WRITTEN REQUEST: The lines from the top of the material below through the line containing "const W = chart.getWidth();" are to be printed exactly, with pictures omitted.

DATA BLOCK:

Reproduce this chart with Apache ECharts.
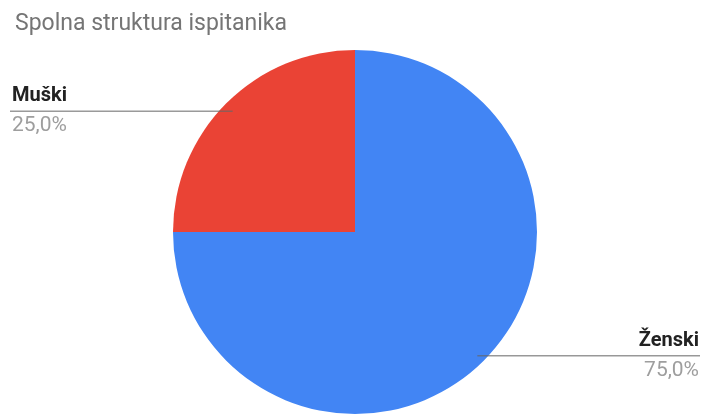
<!DOCTYPE html>
<html>
<head>
<meta charset="utf-8">
<script src="https://cdn.jsdelivr.net/npm/echarts@6/dist/echarts.min.js"></script>
<style>
  html, body { margin: 0; padding: 0; background: #fff; }
  #chart { width: 701px; height: 414px; }
</style>
</head>
<body>
<div id="chart"></div>
<script>
  const categories = ["Ženski", "Muški"];
  const values = [75, 25];
  const colors = ["#4285F4", "#EA4335"];

  const CX = 355, CY = 232, R = 182;
  const chart = echarts.init(document.getElementById("chart"), null, { renderer: "canvas" });
  const W = chart.getWidth();

  const pieBase = {
    type: "pie",
    center: [CX, CY],
    radius: [0, R],
    startAngle: 90,
    clockwise: true,
    emphasis: { disabled: true },
    silent: true
  };

  chart.setOption({
    animation: false,
    title: {
      text: "Spolna struktura ispitanika",
      left: 10, top: 8,
      textStyle: { fontFamily: "Roboto", fontSize: 23, fontWeight: "normal", color: "#757575" }
    },
    series: [
      // the slices
      Object.assign({}, pieBase, {
        z: 2,
        data: categories.map((c, i) => ({ name: c, value: values[i], itemStyle: { color: colors[i] } })),
        itemStyle: { borderWidth: 0 },
        label: { show: false },
        labelLine: { show: false }
      }),
      // same pie, transparent, on top: carries labels so the leader lines sit above the slices
      Object.assign({}, pieBase, {
        z: 3,
        data: categories.map((c, i) => ({ name: c, value: values[i] })),
        itemStyle: { color: "rgba(0,0,0,0)", borderWidth: 0 },
        label: {
          show: true,
          position: "outside",
          formatter: (p) => "{n|" + p.name + "}\n{v|" + p.percent.toFixed(1).replace(".", ",") + "%}",
          rich: {
            n: { fontFamily: "Roboto", fontSize: 20, fontWeight: "bold", color: "#222", lineHeight: 30 },
            v: { fontFamily: "Roboto", fontSize: 21, color: "#9e9e9e", lineHeight: 30 }
          }
        },
        labelLine: { show: true, length: 5, length2: 5, lineStyle: { color: "#666", width: 1, opacity: 1 } },
        labelLayout: function (p) {
          // anchor a bit inside the slice, along its mid angle
          const p0 = p.labelLinePoints[0];
          const a = Math.atan2(p0[1] - CY, p0[0] - CX);
          const ax = CX + Math.cos(a) * 173, ay = CY + Math.sin(a) * 173 + 1.5;
          const left = ax < CX;
          const ex = left ? 10 : W - 1;
          return {
            x: left ? 12 : W - 2,
            y: ay,
            align: left ? "left" : "right",
            verticalAlign: "middle",
            labelLinePoints: [[ax, ay], [ax, ay], [ex, ay]]
          };
        }
      })
    ]
  });
</script>
</body>
</html>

FULL OUTPUT:
Reproduce this chart with Apache ECharts.
<!DOCTYPE html>
<html>
<head>
<meta charset="utf-8">
<script src="https://cdn.jsdelivr.net/npm/echarts@6/dist/echarts.min.js"></script>
<style>
  html, body { margin: 0; padding: 0; background: #fff; }
  #chart { width: 701px; height: 414px; }
</style>
</head>
<body>
<div id="chart"></div>
<script>
  const categories = ["Ženski", "Muški"];
  const values = [75, 25];
  const colors = ["#4285F4", "#EA4335"];

  const CX = 355, CY = 232, R = 182;
  const chart = echarts.init(document.getElementById("chart"), null, { renderer: "canvas" });
  const W = chart.getWidth();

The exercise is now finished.